Contemporary Seders, with their many commemorations of the sacrifice, such as the shank bone on the Seder plate, are largely a tribute to the offering. But some Israelis want to go a step further.

In a few hours, in a yeshiva in the neighborhood of Kiryat Moshe, a religious non-profit will give a demonstration of the original Paschal service. Their slaughterer will kill a lamb as a choir sings of praise, and as a state veterinary inspector looks on. He will then sprinkle the blood as-per Biblical instruction. The lamb will be roasted and, as-per the Biblical procedure, everyone in attendance — men and women — will get a portion. The diners will include rabbis from a broad ideological spectrum within Orthodoxy.

“Passover is not about matzo ball soup; it’s about the Passover offering,” Chaim Richman, International Director of the Temple Institute which is running the event, commented to Forward Thinking.

Referring to the reams of rabbinic texts written on the Paschal sacrifice he said that is important, educationally, to give a more vivid insight in to what it looked like. “The logistics is a Jewish art discussed and clarified throughout the generations,” he said.

He said that the slaughter is poignant, as lambs were considered sacred in the ancient world when the sacrifice was instituted.

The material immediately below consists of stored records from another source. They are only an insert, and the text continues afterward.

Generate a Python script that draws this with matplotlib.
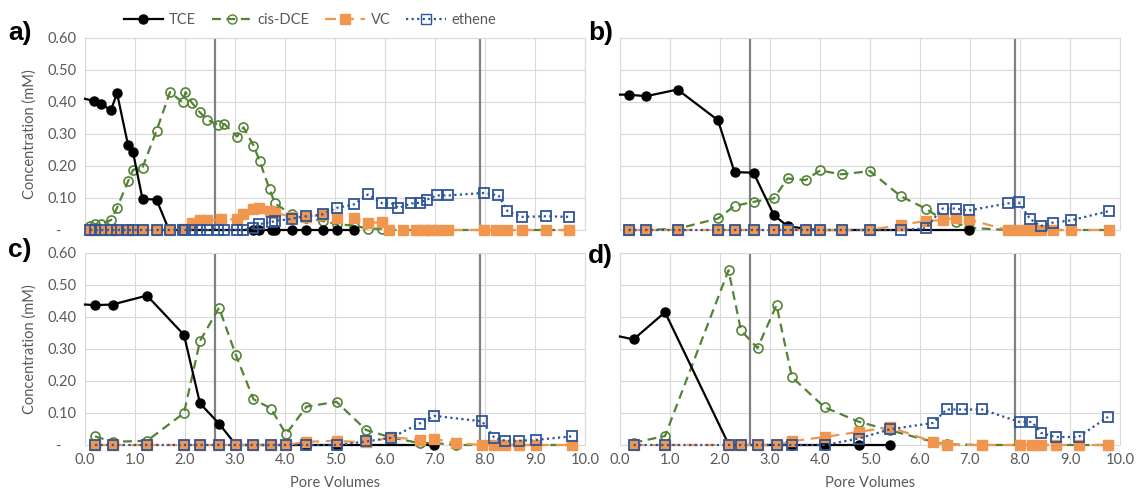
import numpy as np
import matplotlib
matplotlib.use("Agg")
import matplotlib.pyplot as plt
from matplotlib.lines import Line2D

plt.rcParams['font.family'] = ['Lato', 'DejaVu Sans']

# ---- panel a) ----
a_tce_x = [0.0, 0.18, 0.31, 0.52, 0.64, 0.86, 0.96, 1.15, 1.43, 1.68, 3.37, 3.47, 3.73, 3.80, 4.13, 4.43, 4.75, 5.03, 5.38]
a_tce_y = [0.41, 0.403, 0.395, 0.374, 0.428, 0.266, 0.243, 0.097, 0.095, 0, 0, 0, 0, 0, 0, 0, 0, 0, 0]
a_dce_x = [0.10, 0.20, 0.31, 0.52, 0.64, 0.86, 0.96, 1.15, 1.43, 1.70, 1.95, 2.01, 2.14, 2.29, 2.44, 2.67, 2.79,
           3.04, 3.17, 3.37, 3.49, 3.69, 3.80, 4.13, 4.43, 4.75, 5.03, 5.38, 5.66, 5.95, 6.09, 6.37, 6.63, 6.78,
           6.92, 7.06, 7.27, 7.99, 8.23, 8.45, 8.73, 9.22, 9.69]
a_dce_y = [0.014, 0.018, 0.018, 0.031, 0.069, 0.152, 0.188, 0.195, 0.31, 0.431, 0.399, 0.431, 0.397, 0.369, 0.345,
           0.328, 0.331, 0.292, 0.321, 0.264, 0.217, 0.128, 0.083, 0.049, 0.038, 0.028, 0.018, 0.014, 0.004, 0.004,
           0, 0, 0, 0, 0, 0, 0, 0, 0, 0, 0, 0, 0]
a_vc_x = [0.10, 0.20, 0.31, 0.52, 0.64, 0.86, 0.96, 1.15, 1.43, 1.70, 1.95, 2.14, 2.29, 2.44, 2.73, 3.04, 3.17, 3.37,
          3.47, 3.69, 3.80, 4.13, 4.43, 4.75, 5.03, 5.38, 5.66, 5.95, 6.09, 6.37, 6.63, 6.78, 6.92, 7.06, 7.27, 7.99,
          8.23, 8.45, 8.73, 9.22, 9.69]
a_vc_y = [0, 0, 0, 0, 0, 0, 0, 0, 0, 0, 0.004, 0.021, 0.031, 0.031, 0.033, 0.033, 0.049, 0.066, 0.069, 0.059, 0.054,
          0.041, 0.041, 0.046, 0.038, 0.038, 0.021, 0.025, 0, 0, 0, 0, 0, 0, 0, 0, 0, 0, 0, 0, 0]
a_eth_x = [0.10, 0.20, 0.31, 0.52, 0.64, 0.86, 0.96, 1.15, 1.43, 1.70, 1.95, 2.01, 2.14, 2.29, 2.44, 2.67, 2.79, 3.04,
           3.17, 3.37, 3.47, 3.73, 3.80, 4.13, 4.43, 4.75, 5.03, 5.38, 5.66, 5.95, 6.12, 6.27, 6.53, 6.69, 6.84, 7.04,
           7.27, 7.99, 8.27, 8.45, 8.73, 9.22, 9.69]
a_eth_y = [0] * 19 + [0.007, 0.018, 0.025, 0.028, 0.035, 0.043, 0.049, 0.069, 0.080, 0.111, 0.083, 0.085, 0.069,
                      0.083, 0.085, 0.095, 0.108, 0.108, 0.116, 0.108, 0.059, 0.041, 0.043, 0.041]

# ---- panel b) ----
b_x = [0.17, 0.52, 1.15, 1.96, 2.29, 2.67, 3.08, 3.35, 3.71, 4.0, 4.43, 5.0, 5.61, 6.11, 6.45, 6.71, 6.97,
       7.75, 7.97, 8.20, 8.41, 8.65, 9.01, 9.78]
b_tce_x = [0.0, 0.17, 0.52, 1.15, 1.96, 2.29, 2.67, 3.08, 3.35, 3.71, 4.0, 4.43, 5.0, 6.97]
b_tce_y = [0.423, 0.423, 0.418, 0.439, 0.343, 0.181, 0.179, 0.046, 0.012, 0.004, 0, 0, 0, 0]
b_dce_y = [0, 0, 0.004, 0.036, 0.075, 0.088, 0.099, 0.161, 0.156, 0.186, 0.174, 0.184, 0.106, 0.067, 0.033, 0.025,
           0.007, 0, 0, 0, 0, 0, 0, 0]
b_vc_y = [0] * 12 + [0.016, 0.028, 0.031, 0.038, 0.033, 0, 0, 0, 0, 0, 0, 0]
b_eth_y = [0] * 12 + [0, 0.005, 0.067, 0.067, 0.061, 0.083, 0.087, 0.035, 0.012, 0.023, 0.030, 0.059]

# ---- panel c) ----
c_x = [0.20, 0.55, 1.24, 1.98, 2.30, 2.68, 3.02, 3.37, 3.72, 4.02, 4.43, 5.03, 5.62, 6.11, 6.69, 6.99, 7.43, 7.94,
       8.19, 8.41, 8.67, 9.03, 9.73]
c_tce_x = [0.0, 0.20, 0.55, 1.24, 1.98, 2.30, 2.68, 3.02, 3.37, 3.72, 4.02, 4.43, 5.03, 6.99]
c_tce_y = [0.439, 0.437, 0.439, 0.467, 0.344, 0.130, 0.067, 0, 0, 0, 0, 0, 0, 0]
c_dce_y = [0.027, 0.010, 0.013, 0.100, 0.325, 0.429, 0.280, 0.143, 0.114, 0.034, 0.120, 0.135, 0.047, 0.024, 0.006,
           0.006, 0, 0, 0, 0, 0, 0, 0]
c_vc_y = [0] * 10 + [0.010, 0.013, 0.008, 0.024, 0.017, 0.019, 0.006, 0, 0, 0, 0, 0, 0]
c_eth_y = [0] * 12 + [0.011, 0.022, 0.067, 0.091, np.nan, 0.074, 0.022, 0.013, 0.013, 0.016, 0.027]

# ---- panel d) ----
d_x = [0.27, 0.90, 2.17, 2.42, 2.75, 3.13, 3.44, 4.09, 4.77, 5.40, 6.26, 6.53, 6.83, 7.24, 7.99, 8.24, 8.42, 8.71,
       9.17, 9.76]
d_tce_x = [0.0, 0.27, 0.90, 2.17, 2.42, 2.75, 3.13, 3.44, 4.09, 4.77, 5.40]
d_tce_y = [0.339, 0.330, 0.415, 0.003, 0, 0, 0, 0, 0, 0, 0]
d_dce_y = [0.007, 0.028, 0.546, 0.358, 0.303, 0.437, 0.212, 0.118, 0.073, 0.046, 0.010, 0.002, np.nan, 0, 0, 0, 0,
           0, 0, 0]
d_vc_y = [0, 0, 0, 0, 0, 0, 0.012, 0.025, 0.041, 0.056, 0.010, 0, np.nan, 0, 0, 0, 0, 0, 0, 0]
d_eth_y = [0, 0, 0, 0, 0, 0, 0, 0, 0.020, 0.049, 0.069, 0.111, 0.111, 0.111, 0.072, 0.072, 0.038, 0.025, 0.025, 0.088]

vlines = [2.6, 7.9]
yticks = [0, 0.1, 0.2, 0.3, 0.4, 0.5, 0.6]
xticks = [0, 1, 2, 3, 4, 5, 6, 7, 8, 9, 10]

C_TCE = '#000000'
C_DCE = '#548235'
C_VC = '#F0964F'
C_ETH = '#2F5597'
GREY = '#595959'


def clean(x, y):
    x = np.asarray(x, float)
    y = np.asarray(y, float)
    ok = ~np.isnan(y)
    return x[ok], y[ok]


def draw_panel(ax, tce, dce, vc, eth):
    x, y = clean(*dce)
    ax.plot(x, y, color=C_DCE, ls=(0, (4, 2.5)), lw=1.6, marker='o', ms=6.5, mfc='none',
            mec=C_DCE, mew=1.2, zorder=3, clip_on=False)
    x, y = clean(*tce)
    ax.plot(x, y, color=C_TCE, lw=1.6, marker='o', ms=6.5, mfc=C_TCE, mec=C_TCE,
            markevery=list(range(1, len(x))), zorder=4, clip_on=False)
    x, y = clean(*vc)
    ax.plot(x, y, color=C_VC, ls=(0, (5, 3)), lw=1.6, marker='s', ms=6.5, mfc=C_VC,
            mec=C_VC, zorder=5, clip_on=False)
    x, y = clean(*eth)
    ax.plot(x, y, color=C_ETH, ls=(0, (1, 1.5)), lw=1.6, marker='s', ms=6.5, mfc='none',
            mec=C_ETH, mew=1.3, zorder=6, clip_on=False)
    for v in vlines:
        ax.axvline(v, color='#808080', lw=1.6, zorder=2)
    ax.set_xlim(0, 10)
    ax.set_ylim(0, 0.6)
    ax.set_xticks(xticks)
    ax.set_yticks(yticks)
    ax.grid(True, color='#D9D9D9', lw=0.8, zorder=0)
    ax.set_axisbelow(True)
    for s in ax.spines.values():
        s.set_color('#D9D9D9')
        s.set_linewidth(0.8)
    ax.tick_params(length=0, labelsize=10.5, labelcolor=GREY, pad=6)
    ax.set_yticklabels(['-    '] + ['%.2f' % t for t in yticks[1:]])
    ax.set_xticklabels(['%.1f' % t for t in xticks])


fig = plt.figure(figsize=(11.4, 4.96), dpi=100)
lw_ = 500 / 1140
h_ = 192 / 496
ax_a = fig.add_axes([85 / 1140, 1 - 230 / 496, lw_, h_])
ax_b = fig.add_axes([620 / 1140, 1 - 230 / 496, lw_, h_])
ax_c = fig.add_axes([85 / 1140, 1 - 445 / 496, lw_, h_])
ax_d = fig.add_axes([620 / 1140, 1 - 445 / 496, lw_, h_])

draw_panel(ax_a, (a_tce_x, a_tce_y), (a_dce_x, a_dce_y), (a_vc_x, a_vc_y), (a_eth_x, a_eth_y))
draw_panel(ax_b, (b_tce_x, b_tce_y), (b_x, b_dce_y), (b_x, b_vc_y), (b_x, b_eth_y))
draw_panel(ax_c, (c_tce_x, c_tce_y), (c_x, c_dce_y), (c_x, c_vc_y), (c_x, c_eth_y))
draw_panel(ax_d, (d_tce_x, d_tce_y), (d_x, d_dce_y), (d_x, d_vc_y), (d_x, d_eth_y))

for ax in (ax_a, ax_b):
    ax.tick_params(labelbottom=False)
for ax in (ax_b, ax_d):
    ax.tick_params(labelleft=False)
for ax in (ax_a, ax_c):
    ax.set_ylabel('Concentration (mM)', fontsize=10.5, color=GREY, labelpad=8)
for ax in (ax_c, ax_d):
    ax.set_xlabel('Pore Volumes', fontsize=10.5, color=GREY, labelpad=6)

panel_labels = [('a)', 8, 33), ('b)', 588, 33), ('c)', 8, 250), ('d)', 588, 256)]
for lab, px, py in panel_labels:
    fig.text(px / 1140, 1 - py / 496, lab, fontsize=19, fontweight='bold', ha='left', va='center',
             family=['Liberation Sans', 'DejaVu Sans'])

handles = [
    Line2D([], [], color=C_TCE, lw=1.6, marker='o', ms=6.5, mfc=C_TCE),
    Line2D([], [], color=C_DCE, ls=(0, (4, 2.5)), lw=1.6, marker='o', ms=6.5, mfc='none', mec=C_DCE),
    Line2D([], [], color=C_VC, ls=(0, (5, 3)), lw=1.6, marker='s', ms=6.5, mfc=C_VC),
    Line2D([], [], color=C_ETH, ls=(0, (1, 1.5)), lw=1.6, marker='s', ms=6.5, mfc='none', mec=C_ETH),
]
leg = fig.legend(handles, ['TCE', 'cis-DCE', 'VC', 'ethene'], loc='center',
                 bbox_to_anchor=(310 / 1140, 1 - 20 / 496), ncol=4, frameon=False, fontsize=10.5,
                 handlelength=2.7, columnspacing=1.1, handletextpad=0.4)
for t in leg.get_texts():
    t.set_color(GREY)

fig.savefig('out.png', dpi=100)
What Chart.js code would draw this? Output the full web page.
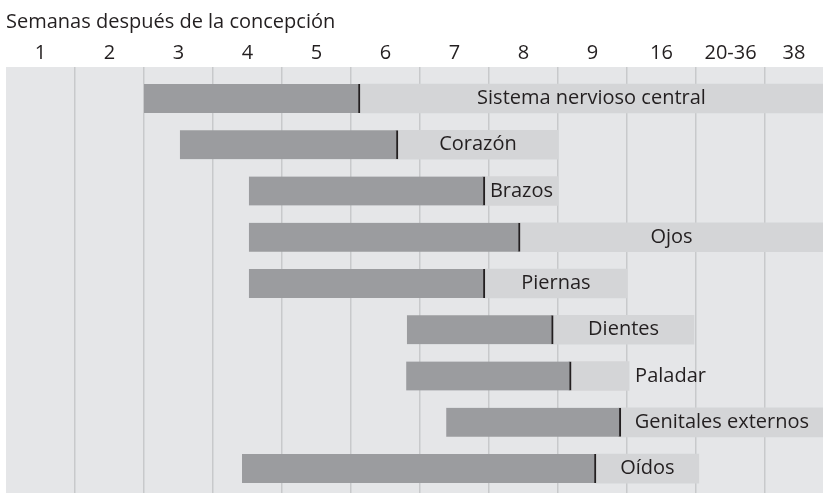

The ceremony is “literally to slaughter all of the idolatry in the entire world and stand up for what we believe in, namely one God,” said Richman.

While the Temple Institute has been known to stray from religious education to politics, in its quest to increase Jewish rights on Temple Mount, it didn’t attempt to hold this even on or near Temple Mount, where it may have increased Jewish-Arab tensions. However, as the Forward has reported,, in previous years right-wing activist has tried to organize a sacrifice there, but was stopped by Israeli authorities.